------ Material provided
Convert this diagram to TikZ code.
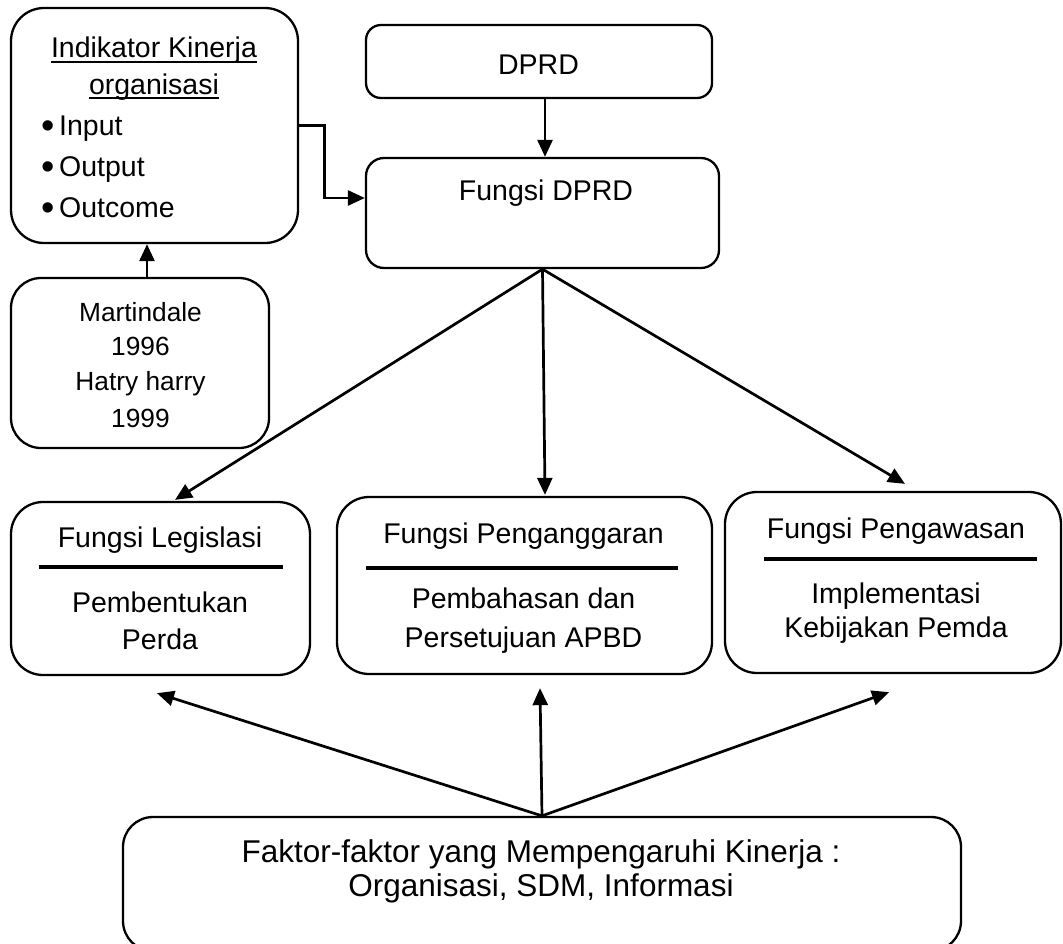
\documentclass[tikz,border=0pt]{standalone}
\usepackage{fontspec}
\setmainfont{Liberation Sans}
\usetikzlibrary{arrows.meta,calc}
\tikzset{
  box/.style={draw, line width=2.3pt, rectangle, inner sep=0pt},
  txt/.style={inner sep=0pt, anchor=base, font=\fontsize{28.5}{34}\selectfont},
  stxt/.style={inner sep=0pt, anchor=base, font=\fontsize{26.3}{32}\selectfont},
  btxt/.style={inner sep=0pt, anchor=base, font=\fontsize{31.5}{38}\selectfont},
  bul/.style={inner sep=0pt, anchor=base, font=\fontsize{38}{40}\selectfont},
  arr/.style={line width=2.7pt, -{Triangle[length=17pt,width=15pt]}},
  sepline/.style={line width=4.5pt},
  uline/.style={line width=2.2pt}
}
\begin{document}
\begin{tikzpicture}[x=1pt, y=-1pt]
\useasboundingbox (0,0) rectangle (1063,943);

% boxes
\node[box, rounded corners=33pt, minimum width=287pt, minimum height=235pt] (ind) at (154.5,125.5) {};
\node[box, rounded corners=30pt, minimum width=258pt, minimum height=170pt] (mart) at (140,363) {};
\node[box, rounded corners=15pt, minimum width=346pt, minimum height=73pt] (dprd) at (539,61.5) {};
\node[box, rounded corners=18pt, minimum width=353pt, minimum height=110pt] (fdprd) at (542.5,213) {};
\node[box, rounded corners=32pt, minimum width=299pt, minimum height=173pt] (leg) at (160.5,588.5) {};
\node[box, rounded corners=32pt, minimum width=375pt, minimum height=177pt] (ang) at (524.5,585.5) {};
\node[box, rounded corners=32pt, minimum width=336pt, minimum height=181pt] (awas) at (893,582.5) {};
\node[box, rounded corners=30pt, minimum width=838pt, minimum height=134pt] (fak) at (542,884) {};

% texts: Indikator
\node[txt] (t1) at (154,57) {Indikator Kinerja};
\node[txt] (t2) at (154,94) {organisasi};
\draw[uline] ([yshift=-5pt]t1.base west) -- ([yshift=-5pt]t1.base east);
\draw[uline] ([yshift=-4pt]t2.base west) -- ([yshift=-4pt]t2.base east);
\node[bul] (b1) at (48,138) {\textbullet};
\node[bul] (b2) at (48,179) {\textbullet};
\node[bul] (b3) at (48,220) {\textbullet};
\node[txt, anchor=base west] (i1) at (59,135) {Input};
\node[txt, anchor=base west] (i2) at (59,176) {Output};
\node[txt, anchor=base west] (i3) at (59,217) {Outcome};

% Martindale
\node[stxt] (m1) at (140.5,321) {Martindale};
\node[stxt] (m2) at (140.5,355) {1996};
\node[stxt] (m3) at (140.5,390) {Hatry harry};
\node[stxt] (m4) at (140.5,427) {1999};

% DPRD
\node[txt] (d1) at (538.5,74) {DPRD};
\node[txt] (d2) at (546,200) {Fungsi DPRD};

% Legislasi
\node[txt] (l1) at (160,547) {Fungsi Legislasi};
\draw[sepline] (39,567) -- (283,567);
\node[txt] (l2) at (160,612) {Pembentukan};
\node[txt] (l3) at (160,649) {Perda};

% Penganggaran
\node[txt] (a1) at (523.5,543) {Fungsi Penganggaran};
\draw[sepline] (366,568) -- (678,568);
\node[txt] (a2) at (523.5,608) {Pembahasan dan};
\node[txt] (a3) at (523.5,647) {Persetujuan APBD};

% Pengawasan
\node[txt] (w1) at (896,538) {Fungsi Pengawasan};
\draw[sepline] (764,559) -- (1037,559);
\node[txt] (w2) at (896,603) {Implementasi};
\node[txt] (w3) at (896,637) {Kebijakan Pemda};

% Faktor
\node[btxt] (f1) at (541,862) {Faktor-faktor yang Mempengaruhi Kinerja :};
\node[btxt] (f2) at (541,896) {Organisasi, SDM, Informasi};

% connectors
\draw[arr] (ind.east) -- ++(25,0) |- ([yshift=15pt]fdprd.west);
\draw[arr] ([xshift=7pt]mart.north) -- ([xshift=7pt]mart.north |- ind.south);
\draw[arr] ([xshift=6pt]dprd.south) -- ([xshift=6pt]dprd.south |- fdprd.north);

\draw[arr] (fdprd.south) -- ([xshift=14.5pt,yshift=1pt]leg.north);
\draw[arr] (fdprd.south) -- ([xshift=20.5pt,yshift=1pt]ang.north);
\draw[arr] (fdprd.south) -- ([xshift=12pt,yshift=7pt]awas.north);

\draw[arr] (fak.north) -- ([xshift=-3.5pt,yshift=-17pt]leg.south);
\draw[arr] (fak.north) -- ([xshift=15.5pt,yshift=-13pt]ang.south);
\draw[arr] (fak.north) -- ([xshift=-4pt,yshift=-18pt]awas.south);
\end{tikzpicture}
\end{document}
------------
Task to complete -> Repeat verbatim all the material, but not the pictures.

Result of this task ->
Convert this diagram to TikZ code.
\documentclass[tikz,border=0pt]{standalone}
\usepackage{fontspec}
\setmainfont{Liberation Sans}
\usetikzlibrary{arrows.meta,calc}
\tikzset{
  box/.style={draw, line width=2.3pt, rectangle, inner sep=0pt},
  txt/.style={inner sep=0pt, anchor=base, font=\fontsize{28.5}{34}\selectfont},
  stxt/.style={inner sep=0pt, anchor=base, font=\fontsize{26.3}{32}\selectfont},
  btxt/.style={inner sep=0pt, anchor=base, font=\fontsize{31.5}{38}\selectfont},
  bul/.style={inner sep=0pt, anchor=base, font=\fontsize{38}{40}\selectfont},
  arr/.style={line width=2.7pt, -{Triangle[length=17pt,width=15pt]}},
  sepline/.style={line width=4.5pt},
  uline/.style={line width=2.2pt}
}
\begin{document}
\begin{tikzpicture}[x=1pt, y=-1pt]
\useasboundingbox (0,0) rectangle (1063,943);

% boxes
\node[box, rounded corners=33pt, minimum width=287pt, minimum height=235pt] (ind) at (154.5,125.5) {};
\node[box, rounded corners=30pt, minimum width=258pt, minimum height=170pt] (mart) at (140,363) {};
\node[box, rounded corners=15pt, minimum width=346pt, minimum height=73pt] (dprd) at (539,61.5) {};
\node[box, rounded corners=18pt, minimum width=353pt, minimum height=110pt] (fdprd) at (542.5,213) {};
\node[box, rounded corners=32pt, minimum width=299pt, minimum height=173pt] (leg) at (160.5,588.5) {};
\node[box, rounded corners=32pt, minimum width=375pt, minimum height=177pt] (ang) at (524.5,585.5) {};
\node[box, rounded corners=32pt, minimum width=336pt, minimum height=181pt] (awas) at (893,582.5) {};
\node[box, rounded corners=30pt, minimum width=838pt, minimum height=134pt] (fak) at (542,884) {};

% texts: Indikator
\node[txt] (t1) at (154,57) {Indikator Kinerja};
\node[txt] (t2) at (154,94) {organisasi};
\draw[uline] ([yshift=-5pt]t1.base west) -- ([yshift=-5pt]t1.base east);
\draw[uline] ([yshift=-4pt]t2.base west) -- ([yshift=-4pt]t2.base east);
\node[bul] (b1) at (48,138) {\textbullet};
\node[bul] (b2) at (48,179) {\textbullet};
\node[bul] (b3) at (48,220) {\textbullet};
\node[txt, anchor=base west] (i1) at (59,135) {Input};
\node[txt, anchor=base west] (i2) at (59,176) {Output};
\node[txt, anchor=base west] (i3) at (59,217) {Outcome};

% Martindale
\node[stxt] (m1) at (140.5,321) {Martindale};
\node[stxt] (m2) at (140.5,355) {1996};
\node[stxt] (m3) at (140.5,390) {Hatry harry};
\node[stxt] (m4) at (140.5,427) {1999};

% DPRD
\node[txt] (d1) at (538.5,74) {DPRD};
\node[txt] (d2) at (546,200) {Fungsi DPRD};

% Legislasi
\node[txt] (l1) at (160,547) {Fungsi Legislasi};
\draw[sepline] (39,567) -- (283,567);
\node[txt] (l2) at (160,612) {Pembentukan};
\node[txt] (l3) at (160,649) {Perda};

% Penganggaran
\node[txt] (a1) at (523.5,543) {Fungsi Penganggaran};
\draw[sepline] (366,568) -- (678,568);
\node[txt] (a2) at (523.5,608) {Pembahasan dan};
\node[txt] (a3) at (523.5,647) {Persetujuan APBD};

% Pengawasan
\node[txt] (w1) at (896,538) {Fungsi Pengawasan};
\draw[sepline] (764,559) -- (1037,559);
\node[txt] (w2) at (896,603) {Implementasi};
\node[txt] (w3) at (896,637) {Kebijakan Pemda};

% Faktor
\node[btxt] (f1) at (541,862) {Faktor-faktor yang Mempengaruhi Kinerja :};
\node[btxt] (f2) at (541,896) {Organisasi, SDM, Informasi};

% connectors
\draw[arr] (ind.east) -- ++(25,0) |- ([yshift=15pt]fdprd.west);
\draw[arr] ([xshift=7pt]mart.north) -- ([xshift=7pt]mart.north |- ind.south);
\draw[arr] ([xshift=6pt]dprd.south) -- ([xshift=6pt]dprd.south |- fdprd.north);

\draw[arr] (fdprd.south) -- ([xshift=14.5pt,yshift=1pt]leg.north);
\draw[arr] (fdprd.south) -- ([xshift=20.5pt,yshift=1pt]ang.north);
\draw[arr] (fdprd.south) -- ([xshift=12pt,yshift=7pt]awas.north);

\draw[arr] (fak.north) -- ([xshift=-3.5pt,yshift=-17pt]leg.south);
\draw[arr] (fak.north) -- ([xshift=15.5pt,yshift=-13pt]ang.south);
\draw[arr] (fak.north) -- ([xshift=-4pt,yshift=-18pt]awas.south);
\end{tikzpicture}
\end{document}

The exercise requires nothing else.